Task objective:
Quote from the first line below through the line that contains "plt.rcParams['font.family'] = ['Liberation", both included, and leave the pictures out.

Given data:

┄┄┄┄┄┄

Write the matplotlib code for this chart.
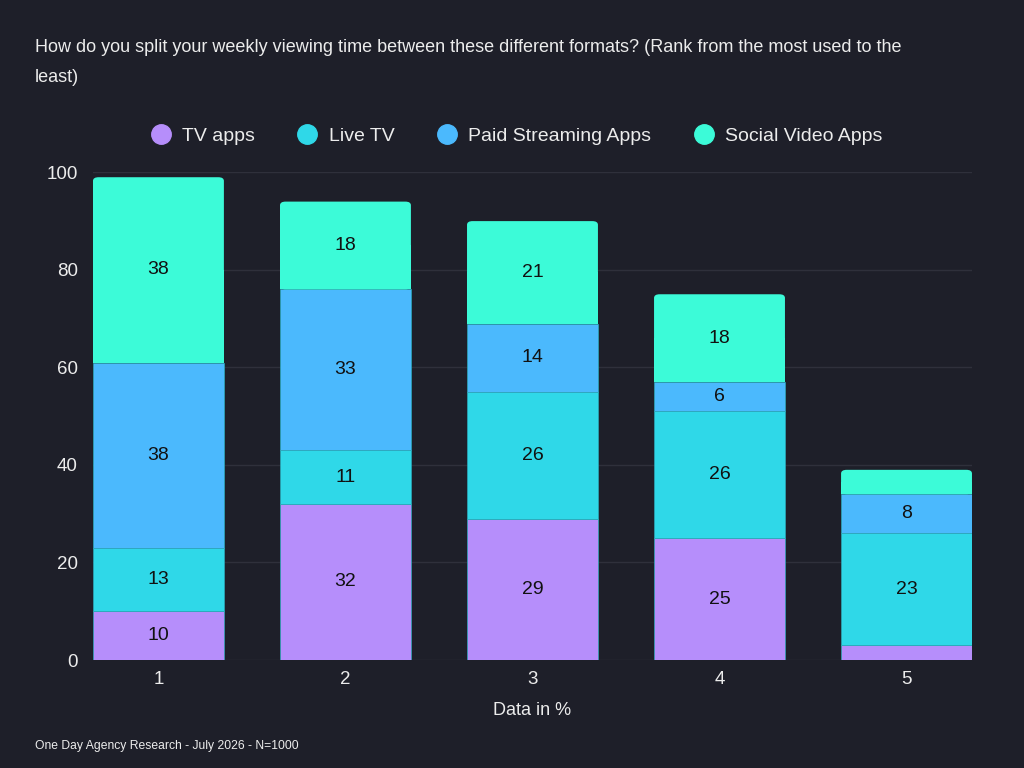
import numpy as np
import matplotlib.pyplot as plt
from matplotlib.patches import FancyBboxPatch, Rectangle

plt.rcParams['font.family'] = ['Liberation Sans', 'DejaVu Sans']

# data
ranks = ["1", "2", "3", "4", "5"]
series_names = ["TV apps", "Live TV", "Paid Streaming Apps", "Social Video Apps"]
tv_apps = [10, 32, 29, 25, 3]
live_tv = [13, 11, 26, 26, 23]
paid_streaming = [38, 33, 14, 6, 8]
social_video = [38, 18, 21, 18, 5]
yticks = [0, 20, 40, 60, 80, 100]

COLORS = ["#b68efb", "#2fd8e8", "#4bb9fd", "#3cfbd8"]
BG = "#1e1f29"
GRID = "#2f303b"
TEXT = "#ececec"

series = [tv_apps, live_tv, paid_streaming, social_video]
x = np.arange(1, len(ranks) + 1)
width = 0.70

fig = plt.figure(figsize=(10.24, 7.68), dpi=100)
fig.patch.set_facecolor(BG)
ax = fig.add_axes([0.0908, 0.1406, 0.8584, 0.635])
ax.set_facecolor(BG)

bottom = np.zeros(len(x))
for i, (vals, col) in enumerate(zip(series, COLORS)):
    vals = np.array(vals, dtype=float)
    is_top = i == len(series) - 1
    if not is_top:
        ax.bar(x, vals, width, bottom=bottom, color=col, edgecolor="#2aa8b8",
               linewidth=0.5, zorder=3)
    else:
        # top segment gets slightly rounded upper corners
        for xi, b, v in zip(x, bottom, vals):
            ax.add_patch(FancyBboxPatch((xi - width / 2, b), width, v,
                                        boxstyle="round,pad=0,rounding_size=0.03",
                                        mutation_aspect=25, facecolor=col,
                                        edgecolor="none", zorder=3))
            ax.add_patch(Rectangle((xi - width / 2, b), width, v / 2,
                                   facecolor=col, edgecolor="none", zorder=3))
    for xi, b, v in zip(x, bottom, vals):
        if v >= 6:
            ax.text(xi, b + v / 2, f"{v:.0f}", ha="center", va="center",
                    fontsize=14, color="#111111", zorder=4)
    bottom += vals

ax.set_xlim(0.65, 5.35)
ax.set_ylim(0, 100)
ax.set_yticks(yticks)
ax.set_xticks(x)
ax.set_xticklabels(ranks)
ax.tick_params(colors=TEXT, labelsize=13.5, length=0)
ax.tick_params(axis="y", pad=11)
ax.tick_params(axis="x", pad=8)
ax.grid(axis="y", color=GRID, linewidth=1, zorder=0)
for s in ax.spines.values():
    s.set_visible(False)
ax.set_xlabel("Data in %", color=TEXT, fontsize=13, labelpad=10)

fig.text(0.034, 0.938, "How do you split your weekly viewing time between these different formats? (Rank from the most used to the",
         color=TEXT, fontsize=13, va="center")
fig.text(0.034, 0.899, "least)", color=TEXT, fontsize=13, va="center")
fig.text(0.034, 0.029, "One Day Agency Research - July 2026 - N=1000",
         color=TEXT, fontsize=8.7, va="center")

handles = [plt.Line2D([], [], marker="o", linestyle="none", markersize=14,
                      markerfacecolor=c, markeredgecolor=c) for c in COLORS]
leg = fig.legend(handles, series_names, loc="center", bbox_to_anchor=(0.5, 0.823),
                 ncol=4, frameon=False, fontsize=14, handletextpad=0.1,
                 columnspacing=1.7)
for t in leg.get_texts():
    t.set_color(TEXT)

fig.savefig("out.png", dpi=100, facecolor=BG)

┄┄┄┄┄┄

Complete response:
Write the matplotlib code for this chart.
import numpy as np
import matplotlib.pyplot as plt
from matplotlib.patches import FancyBboxPatch, Rectangle

plt.rcParams['font.family'] = ['Liberation Sans', 'DejaVu Sans']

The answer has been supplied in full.